Just-in-time ordering also helps reduce waste. “You won’t see as much spoilage,” says Duggan. What’s more, growing food reduces purchasing needs. In addition to the 25-acre farm, KSU grows food in hydroponic units in the dining hall. “We are able to produce lettuce and herbs that can be harvested and served the same day,” says Duggan. About 700 heads of lettuce are harvested every couple of weeks. “We’ve also had a lot of success with basil.”
“Our students learn about growing organic food and how honeybees affect the food supply – one of every three bites of food we take is because of bees,” says Hardigree. Hands-on learning also helps students understand the context of how water affects the food supply.
Future initiatives include expanding the farm program. “Currently there’s over 10,000 square feet of in-house hydroponic space, which enables us to produce and grow tomatoes year-round, which is one of the things we use the most,” says Duggan.

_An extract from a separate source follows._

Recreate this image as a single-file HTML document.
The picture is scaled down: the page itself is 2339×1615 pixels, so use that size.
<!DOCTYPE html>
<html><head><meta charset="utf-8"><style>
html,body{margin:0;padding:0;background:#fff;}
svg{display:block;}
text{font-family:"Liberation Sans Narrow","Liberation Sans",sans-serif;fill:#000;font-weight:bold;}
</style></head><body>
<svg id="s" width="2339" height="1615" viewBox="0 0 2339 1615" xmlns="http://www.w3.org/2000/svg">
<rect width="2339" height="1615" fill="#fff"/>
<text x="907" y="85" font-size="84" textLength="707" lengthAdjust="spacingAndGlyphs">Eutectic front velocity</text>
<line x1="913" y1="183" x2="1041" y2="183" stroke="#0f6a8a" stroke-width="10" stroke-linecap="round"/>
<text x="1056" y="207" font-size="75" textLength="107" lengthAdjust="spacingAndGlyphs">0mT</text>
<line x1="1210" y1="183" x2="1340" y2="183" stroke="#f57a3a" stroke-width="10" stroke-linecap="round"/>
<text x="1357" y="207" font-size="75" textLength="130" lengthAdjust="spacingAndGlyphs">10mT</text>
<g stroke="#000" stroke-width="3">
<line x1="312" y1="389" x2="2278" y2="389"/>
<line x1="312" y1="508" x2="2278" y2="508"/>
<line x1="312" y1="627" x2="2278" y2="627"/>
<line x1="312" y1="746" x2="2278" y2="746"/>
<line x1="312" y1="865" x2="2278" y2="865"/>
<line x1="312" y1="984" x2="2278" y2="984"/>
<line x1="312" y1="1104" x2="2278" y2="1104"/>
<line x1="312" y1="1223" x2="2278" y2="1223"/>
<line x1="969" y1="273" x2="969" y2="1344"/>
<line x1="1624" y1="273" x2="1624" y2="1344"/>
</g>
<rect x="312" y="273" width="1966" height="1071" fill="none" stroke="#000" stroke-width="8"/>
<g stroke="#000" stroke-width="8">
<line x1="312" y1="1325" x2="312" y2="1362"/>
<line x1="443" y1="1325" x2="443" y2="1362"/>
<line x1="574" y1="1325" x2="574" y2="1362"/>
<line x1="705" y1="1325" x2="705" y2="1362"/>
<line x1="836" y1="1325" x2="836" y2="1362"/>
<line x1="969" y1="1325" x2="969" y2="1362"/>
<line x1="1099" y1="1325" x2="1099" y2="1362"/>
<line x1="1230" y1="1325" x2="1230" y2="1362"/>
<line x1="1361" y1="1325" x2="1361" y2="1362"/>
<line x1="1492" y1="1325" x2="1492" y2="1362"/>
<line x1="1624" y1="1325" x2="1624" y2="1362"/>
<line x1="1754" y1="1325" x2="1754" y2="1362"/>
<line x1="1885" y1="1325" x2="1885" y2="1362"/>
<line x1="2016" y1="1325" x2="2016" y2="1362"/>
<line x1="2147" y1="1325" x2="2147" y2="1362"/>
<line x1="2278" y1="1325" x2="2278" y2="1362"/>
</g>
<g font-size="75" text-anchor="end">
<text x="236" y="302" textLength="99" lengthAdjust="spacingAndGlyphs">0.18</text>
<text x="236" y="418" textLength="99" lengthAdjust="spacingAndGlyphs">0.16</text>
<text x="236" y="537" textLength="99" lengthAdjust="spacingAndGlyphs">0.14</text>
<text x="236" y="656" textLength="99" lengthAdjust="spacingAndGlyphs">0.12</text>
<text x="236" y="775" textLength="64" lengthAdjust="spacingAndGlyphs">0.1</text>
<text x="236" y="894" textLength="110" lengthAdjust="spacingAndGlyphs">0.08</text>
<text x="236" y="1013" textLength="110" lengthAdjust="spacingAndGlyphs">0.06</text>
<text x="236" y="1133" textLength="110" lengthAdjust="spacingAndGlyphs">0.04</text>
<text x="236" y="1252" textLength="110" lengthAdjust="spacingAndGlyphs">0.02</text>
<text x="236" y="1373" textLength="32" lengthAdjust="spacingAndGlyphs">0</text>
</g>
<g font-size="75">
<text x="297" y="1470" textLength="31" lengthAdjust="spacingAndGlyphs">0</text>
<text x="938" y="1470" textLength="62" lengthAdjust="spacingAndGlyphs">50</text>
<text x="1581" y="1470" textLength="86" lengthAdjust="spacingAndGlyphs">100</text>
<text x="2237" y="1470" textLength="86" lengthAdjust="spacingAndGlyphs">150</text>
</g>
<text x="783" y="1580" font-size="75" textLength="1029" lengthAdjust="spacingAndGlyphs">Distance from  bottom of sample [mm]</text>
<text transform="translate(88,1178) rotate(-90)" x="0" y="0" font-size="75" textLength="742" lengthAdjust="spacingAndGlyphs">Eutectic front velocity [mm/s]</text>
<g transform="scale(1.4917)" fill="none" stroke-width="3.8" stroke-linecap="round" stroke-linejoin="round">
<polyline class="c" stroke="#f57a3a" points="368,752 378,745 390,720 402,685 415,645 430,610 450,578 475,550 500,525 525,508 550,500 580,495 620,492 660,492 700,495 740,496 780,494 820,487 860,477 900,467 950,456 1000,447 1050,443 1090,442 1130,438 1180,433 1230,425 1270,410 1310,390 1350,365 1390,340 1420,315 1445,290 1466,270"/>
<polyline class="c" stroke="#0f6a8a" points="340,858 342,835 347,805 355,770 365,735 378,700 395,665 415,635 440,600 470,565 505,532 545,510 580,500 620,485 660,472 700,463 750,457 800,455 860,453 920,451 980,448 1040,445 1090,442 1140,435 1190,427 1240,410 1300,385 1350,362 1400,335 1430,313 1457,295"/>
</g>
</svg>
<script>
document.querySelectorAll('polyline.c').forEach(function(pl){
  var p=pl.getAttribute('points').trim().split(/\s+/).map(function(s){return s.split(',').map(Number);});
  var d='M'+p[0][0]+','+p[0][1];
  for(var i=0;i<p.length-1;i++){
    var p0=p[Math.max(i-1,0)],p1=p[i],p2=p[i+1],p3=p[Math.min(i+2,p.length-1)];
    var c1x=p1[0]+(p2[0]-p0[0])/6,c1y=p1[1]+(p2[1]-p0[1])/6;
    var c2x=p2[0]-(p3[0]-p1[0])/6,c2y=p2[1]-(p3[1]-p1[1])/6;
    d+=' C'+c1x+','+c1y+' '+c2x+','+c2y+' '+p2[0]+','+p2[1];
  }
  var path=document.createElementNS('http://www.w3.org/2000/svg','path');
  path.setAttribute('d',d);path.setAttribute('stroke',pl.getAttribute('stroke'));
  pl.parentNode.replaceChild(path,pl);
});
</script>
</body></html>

The Marietta campus offers expansion opportunities: Duggan anticipates adding “perhaps some new raised beds, new community gar-dens” and other farming options.
In a new partnership program with Georgia Tech, students will test a compost operation that uses black solder flies, the larvae of which eat food scraps and turn them into compost at a much faster rate than if the food was left to compost on its own.
“By feeding food waste to the larvae in this innovative program, we can turn food waste into organic material that can be turned into usable compost,” says Duggan. This is expected to speed up the composting process from its current six weeks to just a few days.
The aim is to continue to achieve more. “It’s a continuum we’re always trying to improve upon,” says Hardigree. “KSU had already done some great things in terms of sustainability, but I think the collaboration between functional and academic studies has allowed us to refine and improve.”
Trying out new technologies, says Hardigree, gives KSU “the chance to become the epicenter for best practices.”
With 1,000 students graduating from the program since 2013, with 251 more enrolled this year, such success can only bring good news for Georgia’s restaurant industry.